The U.S. housing market in November was defined by a distinct dichotomy: a defensive retreat by sellers pulling homes from the market and a shift in buyer demand toward more affordable “refuge markets,” according to new data released Monday.
A report from Realtor.com reveals that delistings — homes removed from the market without being sold — surged 37.9% year over year. This marks the highest level of delisting activity since the platform began tracking the metric in 2022, signaling a growing standoff between homeowner price expectations and buyer purchasing power.
While sellers pulled back, buyers increasingly targeted lower-cost metropolitan areas. These “refuge markets,” primarily located in the Midwest, are experiencing sustained price appreciation even as the national median listing price fell slightly, by 0.4% to $415,000.

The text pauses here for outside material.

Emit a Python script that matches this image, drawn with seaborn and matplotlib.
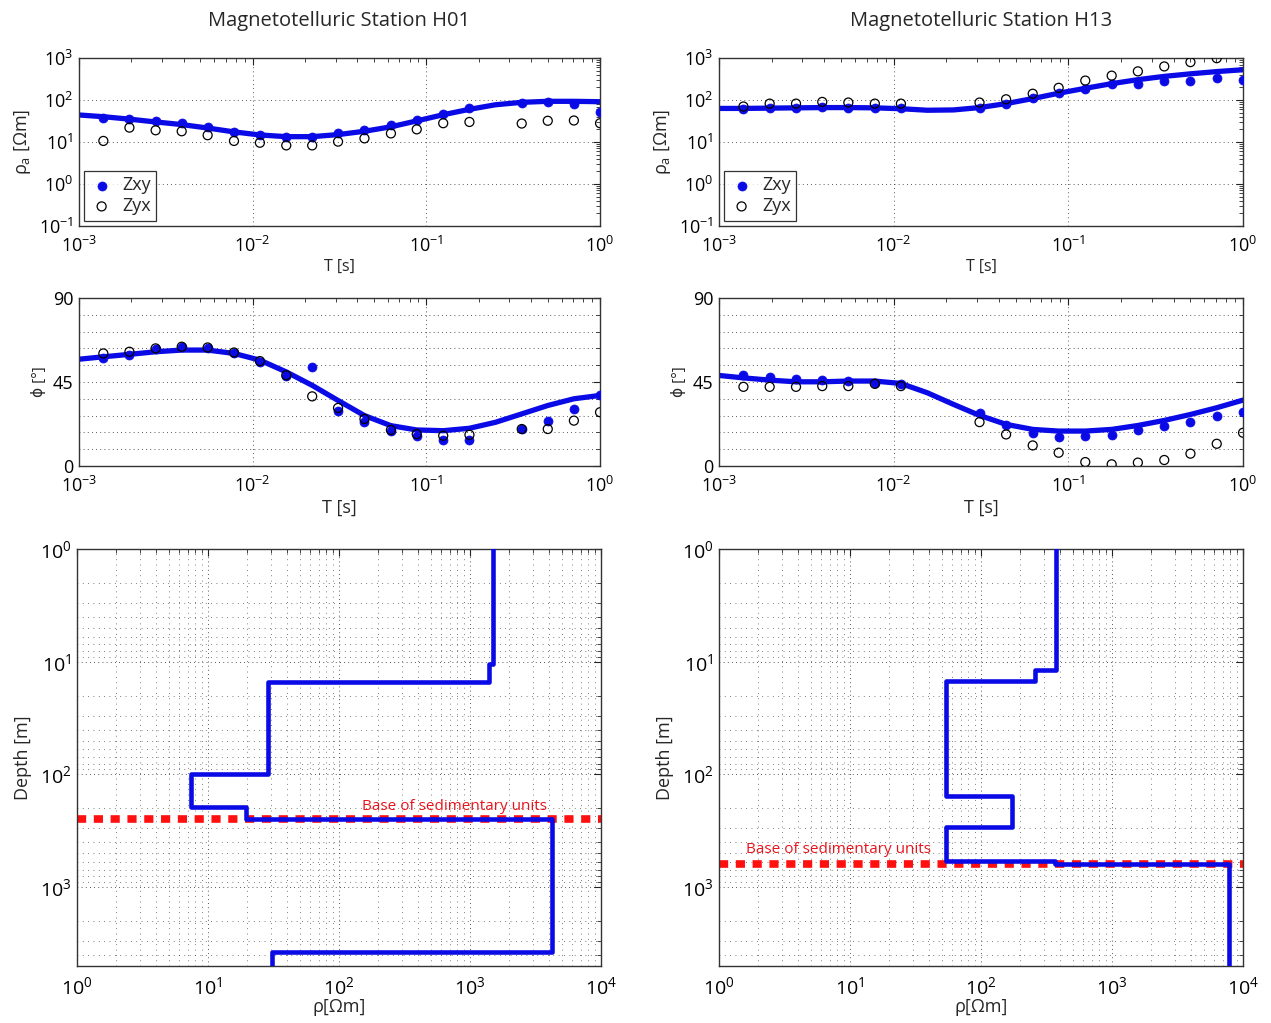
import numpy as np
import matplotlib
matplotlib.use('Agg')
import matplotlib.pyplot as plt
import matplotlib.ticker as mticker
import seaborn as sns

sns.set_theme(style='white')
plt.rcParams['font.family'] = ['Open Sans', 'DejaVu Sans']
plt.rcParams['mathtext.fontset'] = 'custom'
plt.rcParams['mathtext.rm'] = 'Open Sans'
plt.rcParams['axes.unicode_minus'] = False

BLUE = '#0a0ae6'
RED = '#ff1010'

# periods of the observed data [s]
periods = [0.00138, 0.00195, 0.00276, 0.0039, 0.0055, 0.0078, 0.011, 0.0156, 0.022, 0.031,
           0.044, 0.0625, 0.088, 0.125, 0.177, 0.25, 0.354, 0.5, 0.707, 1.0]
# periods of the model response curves [s]
model_periods = [0.001, 0.00138, 0.00195, 0.00276, 0.0039, 0.0055, 0.0078, 0.011, 0.0156, 0.022,
                 0.031, 0.044, 0.0625, 0.088, 0.125, 0.177, 0.25, 0.354, 0.5, 0.707, 1.0]

nan = np.nan

# ---- Station H01 ----
h01_rho_xy = [37, 35, 32, 28, 23, 17, 15, 13.4, 13, 16, 19, 26, 33, 46, 63, nan, 85, 91, 79, 53]
h01_rho_yx = [10.6, 22, 19, 18, 14.5, 10.6, 9.6, 8.3, 8.3, 10.2, 12.2, 16, 20, 28, 30, nan, 27.5, 32, 32.5, 28]
h01_rho_model = [44, 40, 35, 30, 26, 21.5, 17.4, 14.7, 13.4, 13.4, 15, 18, 23, 31.8, 44.6, 60, 77, 88, 93, 93, 91]
h01_phi_xy = [57.6, 59.4, 62.5, 63.5, 63, 60.3, 55.8, 48, 53.1, 29.3, 23.4, 18.9, 16.2, 14, 14, nan, 19.8, 24.3, 30.6, 37.8]
h01_phi_yx = [60.3, 61.2, 63, 63.9, 63.5, 60.8, 56.2, 48.6, 37.3, 31.1, 25.2, 19.3, 17.1, 16.2, 16.7, nan, 19.8, 19.8, 24.3, 28.8]
h01_phi_model = [57.2, 58.5, 59.8, 61.2, 62.1, 62.1, 60.3, 56.7, 50.4, 43.2, 35.1, 27, 21.6, 19.3, 18.9, 20.2, 23.4, 27.9, 32.4, 36, 37.8]
h01_layer_top = [1, 10.4, 15, 100, 196, 250, 3730]
h01_layer_bottom = [10.4, 15, 100, 196, 250, 3730, 5000]
h01_layer_rho = [1500, 1400, 28.6, 7.4, 19.5, 4220, 30.8]
h01_sed_base = 250

# ---- Station H13 ----
h13_rho_xy = [60, 66, 63, 68, 66, 63, 66, nan, nan, 66, 82, 109, 144, 185, 234, 234, 280, 290, 335, 306]
h13_rho_yx = [70, 82, 82, 90, 87, 82, 82, nan, nan, 87, 104, 141, 195, 290, 380, 481, 630, 798, 990, nan]
h13_rho_model = [63, 63, 64, 65, 66, 66, 65, 62, 57, 58, 66, 82, 108, 145, 190, 245, 305, 365, 420, 475, 525]
h13_phi_xy = [48.5, 47.8, 46.7, 46, 45.5, 44.6, 43.7, nan, nan, 28.2, 21.7, 17.8, 15.7, 16, 16.4, 19.3, 21.4, 23.5, 26.7, 28.9]
h13_phi_yx = [42.4, 42.4, 42.4, 42.8, 42.8, 44, 42.8, nan, nan, 23.5, 16.9, 11, 7.1, 2.1, 0.9, 1.8, 3.2, 6.6, 11.9, 17.8]
h13_phi_model = [48.5, 47.2, 46, 45.1, 45.1, 45.5, 45.5, 44.2, 39.2, 33, 27.1, 22.3, 19.6, 18.7, 18.7, 19.6, 21.7, 24.4, 27.6, 31.2, 35.3]
h13_layer_top = [1, 11.8, 14.7, 156, 291, 586, 628]
h13_layer_bottom = [11.8, 14.7, 156, 291, 586, 628, 5000]
h13_layer_rho = [375, 258, 54.4, 171, 54.4, 368, 7800]
h13_sed_base = 620

GRID = dict(color='#222222', linestyle=(0, (1, 4)), linewidth=0.6)
MINOR_GRID = dict(color='#333333', linestyle=(0, (1, 6)), linewidth=0.55)


def style_axes(ax, size=13):
    ax.tick_params(which='both', direction='in', top=True, right=True, colors='#222222',
                   labelsize=size, labelcolor='black')
    ax.tick_params(which='major', length=5, width=0.8)
    ax.tick_params(which='minor', length=3, width=0.6)
    ax.tick_params(axis='x', which='major', pad=7)
    ax.tick_params(axis='y', which='major', pad=4)
    for s in ax.spines.values():
        s.set_color('#333333')
        s.set_linewidth(1.0)


def rho_panel(ax, rho_xy, rho_yx, rho_model):
    ax.set_xscale('log')
    ax.set_yscale('log')
    sns.lineplot(x=model_periods, y=rho_model, ax=ax, color=BLUE, linewidth=3.8, zorder=2)
    sns.scatterplot(x=periods, y=rho_xy, ax=ax, color=BLUE, edgecolor=BLUE, s=42, zorder=3, label='Zxy')
    sns.scatterplot(x=periods, y=rho_yx, ax=ax, marker='o', facecolor='none', edgecolor='black',
                    linewidth=0.9, s=42, zorder=4, label='Zyx')
    ax.set_xlim(1e-3, 1)
    ax.set_ylim(1e-1, 1e3)
    ax.yaxis.set_major_locator(mticker.LogLocator(base=10, numticks=10))
    ax.grid(True, which='major', **GRID)
    ax.set_xlabel('T [s]', fontsize=11.5, labelpad=2)
    ax.set_ylabel(r'ρ$_\mathregular{a}$ [Ωm]', fontsize=13, labelpad=4)
    leg = ax.legend(loc='lower left', fontsize=13, frameon=True, fancybox=False, handletextpad=0.5,
                    borderaxespad=0.3, borderpad=0.3, labelspacing=0.15, handlelength=1.3)
    leg.get_frame().set_edgecolor('black')
    leg.get_frame().set_linewidth(0.9)
    style_axes(ax)


def phase_panel(ax, phi_xy, phi_yx, phi_model):
    ax.set_xscale('log')
    sns.lineplot(x=model_periods, y=phi_model, ax=ax, color=BLUE, linewidth=3.8, zorder=2)
    sns.scatterplot(x=periods, y=phi_xy, ax=ax, color=BLUE, edgecolor=BLUE, s=42, zorder=3, legend=False)
    sns.scatterplot(x=periods, y=phi_yx, ax=ax, marker='o', facecolor='none', edgecolor='black',
                    linewidth=0.9, s=42, zorder=4, legend=False)
    ax.set_xlim(1e-3, 1)
    ax.set_ylim(0, 90)
    ax.set_yticks([0, 45, 90])
    ax.yaxis.set_minor_locator(mticker.MultipleLocator(9))
    ax.grid(True, which='major', axis='x', **GRID)
    ax.grid(True, which='both', axis='y', **GRID)
    ax.set_xlabel('T [s]', fontsize=13, labelpad=2)
    ax.set_ylabel('ϕ [°]', fontsize=11, labelpad=4)
    style_axes(ax)


def model_panel(ax, tops, bottoms, rhos, sed_base, text_x, text_depth):
    ax.set_xscale('log')
    ax.set_yscale('log')
    step_rho, step_depth = [], []
    for top, bot, r in zip(tops, bottoms, rhos):
        step_rho += [r, r]
        step_depth += [top, bot]
    ax.axhline(sed_base, color=RED, linewidth=5.5, linestyle=(0, (1.2, 1.0)), zorder=2)
    sns.lineplot(x=step_rho, y=step_depth, ax=ax, color=BLUE, linewidth=3.3, sort=False,
                 estimator=None, zorder=3)
    ax.text(text_x, text_depth, 'Base of sedimentary units', color='#e8141c', fontsize=11,
            ha='left', va='bottom', zorder=4)
    ax.set_xlim(1, 1e4)
    ax.set_ylim(5000, 1)
    ax.xaxis.set_major_locator(mticker.LogLocator(base=10, numticks=10))
    ax.yaxis.set_major_locator(mticker.LogLocator(base=10, numticks=10))
    ax.grid(True, which='major', **GRID)
    ax.grid(True, which='minor', **MINOR_GRID)
    ax.set_xlabel('ρ[Ωm]', fontsize=13, labelpad=0)
    ax.set_ylabel('Depth [m]', fontsize=13, labelpad=6)
    style_axes(ax, size=14)


fig = plt.figure(figsize=(12.71, 10.23), dpi=100)
ax_r1 = fig.add_axes([0.0622, 0.7791, 0.4099, 0.1642])
ax_r2 = fig.add_axes([0.5657, 0.7791, 0.4123, 0.1642])
ax_p1 = fig.add_axes([0.0622, 0.5445, 0.4099, 0.1642])
ax_p2 = fig.add_axes([0.5657, 0.5445, 0.4123, 0.1642])
ax_m1 = fig.add_axes([0.0606, 0.0557, 0.4123, 0.4076])
ax_m2 = fig.add_axes([0.5657, 0.0557, 0.4123, 0.4076])

rho_panel(ax_r1, h01_rho_xy, h01_rho_yx, h01_rho_model)
rho_panel(ax_r2, h13_rho_xy, h13_rho_yx, h13_rho_model)
phase_panel(ax_p1, h01_phi_xy, h01_phi_yx, h01_phi_model)
phase_panel(ax_p2, h13_phi_xy, h13_phi_yx, h13_phi_model)
model_panel(ax_m1, h01_layer_top, h01_layer_bottom, h01_layer_rho, h01_sed_base, 150, 225)
model_panel(ax_m2, h13_layer_top, h13_layer_bottom, h13_layer_rho, h13_sed_base, 1.6, 540)

ax_r1.set_title('Magnetotelluric Station H01', fontsize=14.5, pad=23)
ax_r2.set_title('Magnetotelluric Station H13', fontsize=14.5, pad=23)

fig.savefig('out.png', dpi=100, facecolor='white')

The rise in delistings suggests that many sellers are choosing to hold onto their properties rather than adjust to lower market valuations. In October, the delisting-to-new-listing ratio climbed to 0.27, meaning that for every 100 new homes listed, 27 were removed from the market. This represents a significant increase from the 0.2 ratio recorded in October 2024.
Certain markets saw even more drastic seller withdrawals. Miami recorded 45 delistings for every 100 new listings, while Denver and Houston experienced ratios of 0.39 and 0.37, respectively.
“Rising delistings and growth of refuge markets capture the push and pull defining today’s housing market,” Realtor.com Chief Economist Danielle Hale said in a press release. “A number of sellers are retreating after listing if the market doesn’t meet their price expectations.”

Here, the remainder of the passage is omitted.